● Written instruction
Only the lines holding the string "that" are needed. Copy each one.

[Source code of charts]
----------
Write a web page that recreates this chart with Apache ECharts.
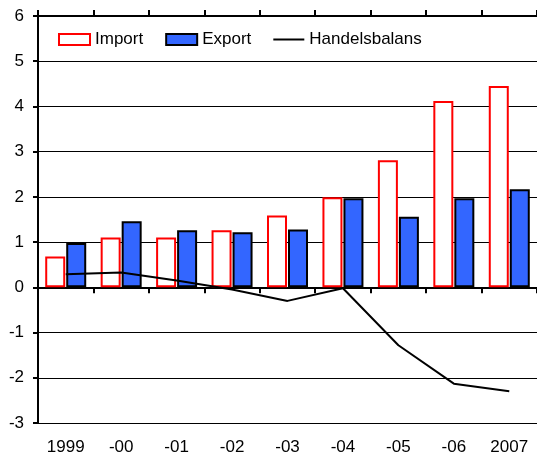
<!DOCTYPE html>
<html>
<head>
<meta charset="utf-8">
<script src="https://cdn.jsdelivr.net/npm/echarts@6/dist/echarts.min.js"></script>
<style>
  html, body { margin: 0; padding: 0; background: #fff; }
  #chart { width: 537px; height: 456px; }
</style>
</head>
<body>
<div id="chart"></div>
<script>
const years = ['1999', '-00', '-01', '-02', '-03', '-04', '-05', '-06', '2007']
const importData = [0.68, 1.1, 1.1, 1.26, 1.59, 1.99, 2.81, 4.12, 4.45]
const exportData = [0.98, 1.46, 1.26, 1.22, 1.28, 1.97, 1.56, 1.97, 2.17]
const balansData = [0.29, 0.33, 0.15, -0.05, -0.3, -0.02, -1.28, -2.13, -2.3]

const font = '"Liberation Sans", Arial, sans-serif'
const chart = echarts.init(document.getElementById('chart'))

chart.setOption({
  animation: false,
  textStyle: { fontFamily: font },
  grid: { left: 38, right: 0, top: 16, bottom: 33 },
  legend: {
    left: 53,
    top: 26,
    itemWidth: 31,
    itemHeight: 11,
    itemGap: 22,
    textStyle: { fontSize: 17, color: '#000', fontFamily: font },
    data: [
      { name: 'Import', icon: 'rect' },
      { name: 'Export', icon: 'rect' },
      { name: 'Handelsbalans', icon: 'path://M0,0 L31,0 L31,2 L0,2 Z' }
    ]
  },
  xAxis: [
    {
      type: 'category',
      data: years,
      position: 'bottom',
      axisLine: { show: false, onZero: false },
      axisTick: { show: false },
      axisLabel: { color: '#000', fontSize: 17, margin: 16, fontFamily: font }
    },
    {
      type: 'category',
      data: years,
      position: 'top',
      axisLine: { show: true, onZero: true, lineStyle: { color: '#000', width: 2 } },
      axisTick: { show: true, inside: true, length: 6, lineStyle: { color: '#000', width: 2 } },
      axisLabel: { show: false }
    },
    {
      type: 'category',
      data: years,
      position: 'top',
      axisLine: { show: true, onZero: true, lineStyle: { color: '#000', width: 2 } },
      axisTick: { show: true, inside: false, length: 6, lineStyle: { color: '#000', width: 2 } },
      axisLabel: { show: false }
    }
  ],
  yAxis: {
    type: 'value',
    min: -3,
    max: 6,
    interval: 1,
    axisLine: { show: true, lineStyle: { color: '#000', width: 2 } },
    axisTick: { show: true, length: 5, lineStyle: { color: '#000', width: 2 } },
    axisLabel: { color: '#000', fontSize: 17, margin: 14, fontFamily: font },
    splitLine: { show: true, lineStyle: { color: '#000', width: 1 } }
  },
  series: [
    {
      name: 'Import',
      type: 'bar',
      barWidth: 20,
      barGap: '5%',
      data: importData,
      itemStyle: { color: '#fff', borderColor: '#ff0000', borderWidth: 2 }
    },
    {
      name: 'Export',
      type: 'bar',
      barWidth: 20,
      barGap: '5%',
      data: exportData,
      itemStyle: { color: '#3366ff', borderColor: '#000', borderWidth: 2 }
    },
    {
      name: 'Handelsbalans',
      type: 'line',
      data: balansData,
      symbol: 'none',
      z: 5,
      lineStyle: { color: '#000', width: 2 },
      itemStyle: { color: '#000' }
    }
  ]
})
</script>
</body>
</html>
----------
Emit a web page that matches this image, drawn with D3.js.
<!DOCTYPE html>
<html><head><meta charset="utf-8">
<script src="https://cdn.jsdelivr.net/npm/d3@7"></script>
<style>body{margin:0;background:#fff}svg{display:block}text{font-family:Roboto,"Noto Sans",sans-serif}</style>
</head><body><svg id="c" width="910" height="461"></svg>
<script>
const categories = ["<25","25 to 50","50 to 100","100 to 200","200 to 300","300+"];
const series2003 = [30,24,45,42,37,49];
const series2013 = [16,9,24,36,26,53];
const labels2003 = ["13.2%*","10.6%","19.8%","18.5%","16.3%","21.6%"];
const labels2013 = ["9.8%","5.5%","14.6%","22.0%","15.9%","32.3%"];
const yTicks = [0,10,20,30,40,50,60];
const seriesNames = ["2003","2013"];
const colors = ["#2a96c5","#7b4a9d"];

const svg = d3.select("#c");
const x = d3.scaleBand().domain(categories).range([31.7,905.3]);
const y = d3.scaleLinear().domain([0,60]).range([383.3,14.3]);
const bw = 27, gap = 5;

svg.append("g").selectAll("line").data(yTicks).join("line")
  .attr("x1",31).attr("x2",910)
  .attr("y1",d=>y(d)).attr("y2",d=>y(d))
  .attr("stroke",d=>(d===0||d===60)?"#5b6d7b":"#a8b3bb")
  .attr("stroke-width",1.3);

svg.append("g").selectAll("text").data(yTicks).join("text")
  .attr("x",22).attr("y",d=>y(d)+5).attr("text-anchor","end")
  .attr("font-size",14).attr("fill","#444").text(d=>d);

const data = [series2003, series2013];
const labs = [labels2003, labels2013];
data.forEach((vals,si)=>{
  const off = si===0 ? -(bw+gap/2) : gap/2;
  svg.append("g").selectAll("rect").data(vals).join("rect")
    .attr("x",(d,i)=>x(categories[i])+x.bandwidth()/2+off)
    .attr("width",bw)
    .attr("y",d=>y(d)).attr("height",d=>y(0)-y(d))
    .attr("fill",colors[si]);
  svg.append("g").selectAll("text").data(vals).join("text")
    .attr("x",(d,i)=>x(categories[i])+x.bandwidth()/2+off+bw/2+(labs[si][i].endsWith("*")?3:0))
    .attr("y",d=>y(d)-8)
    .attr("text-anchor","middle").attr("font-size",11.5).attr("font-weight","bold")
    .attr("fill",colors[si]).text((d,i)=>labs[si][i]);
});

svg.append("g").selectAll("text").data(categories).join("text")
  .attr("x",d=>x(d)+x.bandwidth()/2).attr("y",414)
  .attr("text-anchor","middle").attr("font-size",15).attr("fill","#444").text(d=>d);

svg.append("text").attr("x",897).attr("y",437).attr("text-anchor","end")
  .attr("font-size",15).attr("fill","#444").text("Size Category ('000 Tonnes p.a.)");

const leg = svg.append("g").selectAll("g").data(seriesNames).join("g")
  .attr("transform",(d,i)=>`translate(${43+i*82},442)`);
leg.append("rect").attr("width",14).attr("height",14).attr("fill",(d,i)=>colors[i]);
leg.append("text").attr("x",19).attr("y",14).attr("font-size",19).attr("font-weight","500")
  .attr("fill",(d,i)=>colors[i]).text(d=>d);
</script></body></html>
----------
● The output
Write a web page that recreates this chart with Apache ECharts.
Emit a web page that matches this image, drawn with D3.js.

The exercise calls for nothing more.